EXERCISE INPUTS ->
##########
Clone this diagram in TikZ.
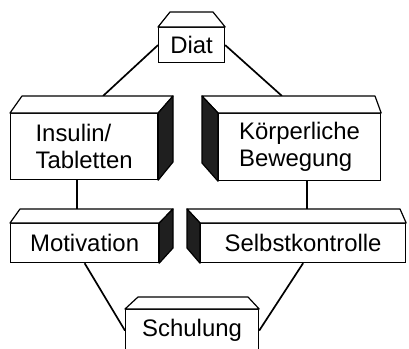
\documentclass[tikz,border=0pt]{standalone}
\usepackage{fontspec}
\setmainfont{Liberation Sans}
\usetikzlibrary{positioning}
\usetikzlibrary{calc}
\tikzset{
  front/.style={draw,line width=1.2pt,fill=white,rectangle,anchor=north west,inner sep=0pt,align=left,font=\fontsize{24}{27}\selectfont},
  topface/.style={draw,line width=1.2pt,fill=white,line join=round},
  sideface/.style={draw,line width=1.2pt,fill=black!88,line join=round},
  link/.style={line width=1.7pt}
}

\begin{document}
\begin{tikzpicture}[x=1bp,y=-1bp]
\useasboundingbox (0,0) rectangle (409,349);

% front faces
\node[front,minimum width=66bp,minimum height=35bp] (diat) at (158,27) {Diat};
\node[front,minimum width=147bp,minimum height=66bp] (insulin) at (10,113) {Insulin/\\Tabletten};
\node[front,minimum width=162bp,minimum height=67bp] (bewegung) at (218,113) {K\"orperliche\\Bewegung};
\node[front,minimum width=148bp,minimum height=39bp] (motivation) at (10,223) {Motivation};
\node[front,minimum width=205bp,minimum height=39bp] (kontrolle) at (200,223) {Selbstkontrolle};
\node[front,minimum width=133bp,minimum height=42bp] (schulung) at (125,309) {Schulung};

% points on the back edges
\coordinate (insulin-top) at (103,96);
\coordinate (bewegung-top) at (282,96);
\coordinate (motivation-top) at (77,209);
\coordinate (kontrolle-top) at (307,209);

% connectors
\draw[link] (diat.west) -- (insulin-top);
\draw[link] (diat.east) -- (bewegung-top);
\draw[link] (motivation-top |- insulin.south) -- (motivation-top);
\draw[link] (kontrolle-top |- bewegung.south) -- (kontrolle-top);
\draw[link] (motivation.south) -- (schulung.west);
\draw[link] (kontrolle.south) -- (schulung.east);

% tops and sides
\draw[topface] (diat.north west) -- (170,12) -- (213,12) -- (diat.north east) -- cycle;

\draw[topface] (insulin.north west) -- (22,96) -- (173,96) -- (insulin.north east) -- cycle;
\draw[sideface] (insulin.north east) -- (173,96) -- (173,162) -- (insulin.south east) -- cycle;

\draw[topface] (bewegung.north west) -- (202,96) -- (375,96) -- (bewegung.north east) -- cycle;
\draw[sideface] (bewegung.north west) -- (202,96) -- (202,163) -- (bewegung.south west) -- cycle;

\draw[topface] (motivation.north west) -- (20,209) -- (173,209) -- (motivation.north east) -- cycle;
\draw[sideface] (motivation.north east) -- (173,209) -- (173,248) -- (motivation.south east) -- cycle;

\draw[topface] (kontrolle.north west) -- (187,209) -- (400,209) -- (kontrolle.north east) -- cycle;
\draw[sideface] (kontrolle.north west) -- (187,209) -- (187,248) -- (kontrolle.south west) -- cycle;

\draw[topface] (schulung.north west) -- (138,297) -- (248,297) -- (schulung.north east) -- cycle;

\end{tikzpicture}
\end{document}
##########
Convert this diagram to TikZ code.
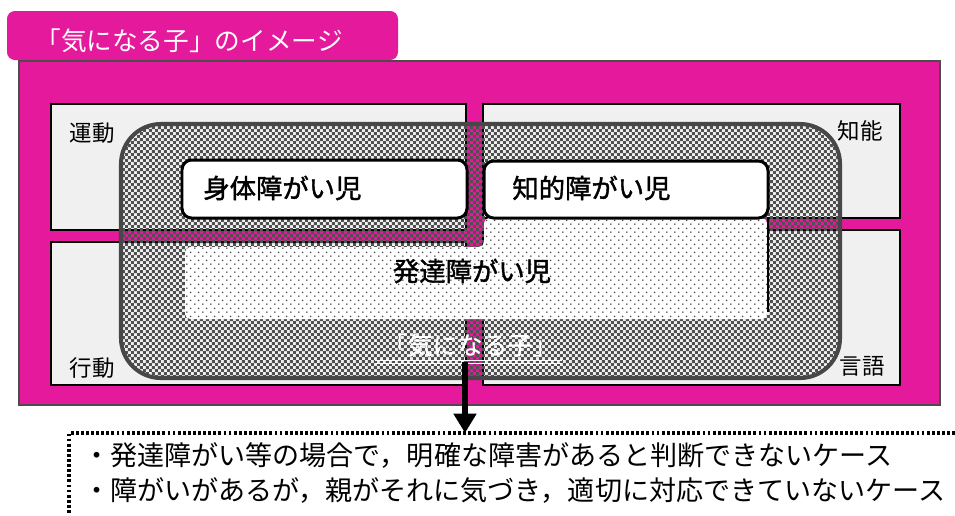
##########
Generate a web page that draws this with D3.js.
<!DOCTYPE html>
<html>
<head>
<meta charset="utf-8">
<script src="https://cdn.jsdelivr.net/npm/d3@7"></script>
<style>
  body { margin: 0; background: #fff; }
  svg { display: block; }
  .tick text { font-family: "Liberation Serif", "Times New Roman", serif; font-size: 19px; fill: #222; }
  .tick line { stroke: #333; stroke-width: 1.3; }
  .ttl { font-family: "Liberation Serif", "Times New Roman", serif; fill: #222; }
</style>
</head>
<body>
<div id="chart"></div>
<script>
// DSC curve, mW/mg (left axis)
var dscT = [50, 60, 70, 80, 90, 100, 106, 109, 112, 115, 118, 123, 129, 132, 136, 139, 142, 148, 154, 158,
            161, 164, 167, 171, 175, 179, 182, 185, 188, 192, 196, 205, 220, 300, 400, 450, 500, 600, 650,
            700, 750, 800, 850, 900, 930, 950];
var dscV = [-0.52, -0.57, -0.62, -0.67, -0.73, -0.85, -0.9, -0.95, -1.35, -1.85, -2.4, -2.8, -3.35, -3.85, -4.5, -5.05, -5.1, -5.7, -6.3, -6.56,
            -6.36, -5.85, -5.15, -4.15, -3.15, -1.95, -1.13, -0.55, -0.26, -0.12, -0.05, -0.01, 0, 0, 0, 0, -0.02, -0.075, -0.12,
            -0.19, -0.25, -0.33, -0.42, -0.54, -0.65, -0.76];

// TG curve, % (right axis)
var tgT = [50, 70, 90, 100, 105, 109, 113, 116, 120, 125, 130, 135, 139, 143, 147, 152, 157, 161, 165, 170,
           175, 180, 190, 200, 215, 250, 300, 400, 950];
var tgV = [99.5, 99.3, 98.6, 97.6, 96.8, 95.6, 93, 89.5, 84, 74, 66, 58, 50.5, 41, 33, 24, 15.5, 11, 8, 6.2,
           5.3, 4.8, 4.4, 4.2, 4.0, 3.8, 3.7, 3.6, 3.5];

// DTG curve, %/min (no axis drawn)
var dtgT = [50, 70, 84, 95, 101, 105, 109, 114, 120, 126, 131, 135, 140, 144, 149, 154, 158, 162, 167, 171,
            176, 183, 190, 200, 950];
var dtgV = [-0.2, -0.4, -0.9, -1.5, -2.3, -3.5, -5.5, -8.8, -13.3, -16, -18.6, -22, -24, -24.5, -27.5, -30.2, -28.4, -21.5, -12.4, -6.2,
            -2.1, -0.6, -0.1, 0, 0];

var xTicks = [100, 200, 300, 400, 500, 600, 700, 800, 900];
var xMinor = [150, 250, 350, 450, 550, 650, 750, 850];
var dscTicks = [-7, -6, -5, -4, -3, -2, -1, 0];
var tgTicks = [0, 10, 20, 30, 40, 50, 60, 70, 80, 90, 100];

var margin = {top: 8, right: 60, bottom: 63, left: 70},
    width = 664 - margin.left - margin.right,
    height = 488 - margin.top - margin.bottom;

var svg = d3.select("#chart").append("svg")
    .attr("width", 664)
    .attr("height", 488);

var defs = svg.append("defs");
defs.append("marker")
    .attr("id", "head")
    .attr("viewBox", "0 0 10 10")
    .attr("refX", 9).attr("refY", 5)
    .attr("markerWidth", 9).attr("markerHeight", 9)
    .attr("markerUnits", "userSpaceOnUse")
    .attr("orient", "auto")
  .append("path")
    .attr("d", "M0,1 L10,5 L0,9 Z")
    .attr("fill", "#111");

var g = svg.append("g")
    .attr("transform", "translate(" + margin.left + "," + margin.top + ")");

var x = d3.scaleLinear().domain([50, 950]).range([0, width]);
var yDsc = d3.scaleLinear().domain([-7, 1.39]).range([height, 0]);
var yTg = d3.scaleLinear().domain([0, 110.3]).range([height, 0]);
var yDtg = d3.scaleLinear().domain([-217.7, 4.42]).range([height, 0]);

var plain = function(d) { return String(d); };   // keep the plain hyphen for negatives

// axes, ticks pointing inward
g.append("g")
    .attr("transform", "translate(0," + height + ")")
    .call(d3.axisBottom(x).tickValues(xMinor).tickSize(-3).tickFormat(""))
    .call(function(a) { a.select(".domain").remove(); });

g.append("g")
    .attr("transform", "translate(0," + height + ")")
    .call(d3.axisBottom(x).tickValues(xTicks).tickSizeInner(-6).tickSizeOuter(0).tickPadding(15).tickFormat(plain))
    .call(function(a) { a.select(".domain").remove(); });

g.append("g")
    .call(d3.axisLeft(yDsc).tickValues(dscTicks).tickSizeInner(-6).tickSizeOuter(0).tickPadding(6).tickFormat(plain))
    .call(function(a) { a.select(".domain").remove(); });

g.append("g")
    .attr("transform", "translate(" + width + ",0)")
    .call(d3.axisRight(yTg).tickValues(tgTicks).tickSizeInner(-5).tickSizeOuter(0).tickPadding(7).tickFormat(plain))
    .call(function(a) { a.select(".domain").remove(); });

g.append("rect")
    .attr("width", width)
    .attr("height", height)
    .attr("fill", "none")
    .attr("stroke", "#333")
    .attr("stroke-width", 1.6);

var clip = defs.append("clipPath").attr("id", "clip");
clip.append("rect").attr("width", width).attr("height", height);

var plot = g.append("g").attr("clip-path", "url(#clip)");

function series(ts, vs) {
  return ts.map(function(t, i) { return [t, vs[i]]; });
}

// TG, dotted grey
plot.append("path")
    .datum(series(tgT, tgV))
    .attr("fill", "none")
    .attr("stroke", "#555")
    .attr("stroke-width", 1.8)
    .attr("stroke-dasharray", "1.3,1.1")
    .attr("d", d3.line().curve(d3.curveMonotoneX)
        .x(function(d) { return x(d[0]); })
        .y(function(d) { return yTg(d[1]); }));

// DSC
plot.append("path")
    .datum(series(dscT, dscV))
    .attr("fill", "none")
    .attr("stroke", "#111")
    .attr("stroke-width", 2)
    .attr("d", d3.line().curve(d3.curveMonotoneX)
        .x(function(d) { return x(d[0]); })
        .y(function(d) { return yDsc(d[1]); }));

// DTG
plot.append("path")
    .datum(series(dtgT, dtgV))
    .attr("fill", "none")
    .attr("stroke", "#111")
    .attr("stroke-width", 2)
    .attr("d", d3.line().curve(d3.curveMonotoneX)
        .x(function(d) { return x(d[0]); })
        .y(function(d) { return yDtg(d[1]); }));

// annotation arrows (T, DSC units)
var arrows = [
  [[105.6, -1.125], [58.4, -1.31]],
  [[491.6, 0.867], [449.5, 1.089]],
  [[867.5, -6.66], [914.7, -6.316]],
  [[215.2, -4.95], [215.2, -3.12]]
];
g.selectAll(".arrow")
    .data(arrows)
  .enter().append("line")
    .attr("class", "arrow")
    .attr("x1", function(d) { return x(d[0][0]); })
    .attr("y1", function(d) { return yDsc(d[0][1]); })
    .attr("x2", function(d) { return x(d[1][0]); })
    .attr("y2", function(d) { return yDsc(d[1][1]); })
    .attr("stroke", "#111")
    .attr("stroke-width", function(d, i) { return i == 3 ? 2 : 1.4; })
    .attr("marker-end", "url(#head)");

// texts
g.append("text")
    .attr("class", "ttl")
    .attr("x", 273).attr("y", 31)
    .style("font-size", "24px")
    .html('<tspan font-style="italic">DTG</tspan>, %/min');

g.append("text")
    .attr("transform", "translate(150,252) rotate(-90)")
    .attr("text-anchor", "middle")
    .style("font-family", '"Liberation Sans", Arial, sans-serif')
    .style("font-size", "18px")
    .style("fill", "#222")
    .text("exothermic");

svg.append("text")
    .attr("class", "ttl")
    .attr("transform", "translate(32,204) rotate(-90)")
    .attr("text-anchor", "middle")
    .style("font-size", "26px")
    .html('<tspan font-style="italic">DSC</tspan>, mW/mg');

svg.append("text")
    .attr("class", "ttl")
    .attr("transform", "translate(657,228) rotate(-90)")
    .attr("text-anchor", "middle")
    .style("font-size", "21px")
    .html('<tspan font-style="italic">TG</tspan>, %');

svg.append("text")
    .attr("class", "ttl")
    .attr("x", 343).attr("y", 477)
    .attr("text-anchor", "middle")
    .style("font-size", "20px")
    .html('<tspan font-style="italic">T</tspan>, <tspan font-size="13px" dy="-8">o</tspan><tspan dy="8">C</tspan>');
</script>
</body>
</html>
##########
OBJECTIVE -> Count every line bearing the word "this"; report the total only.

EXPECTED OUTPUT -> 3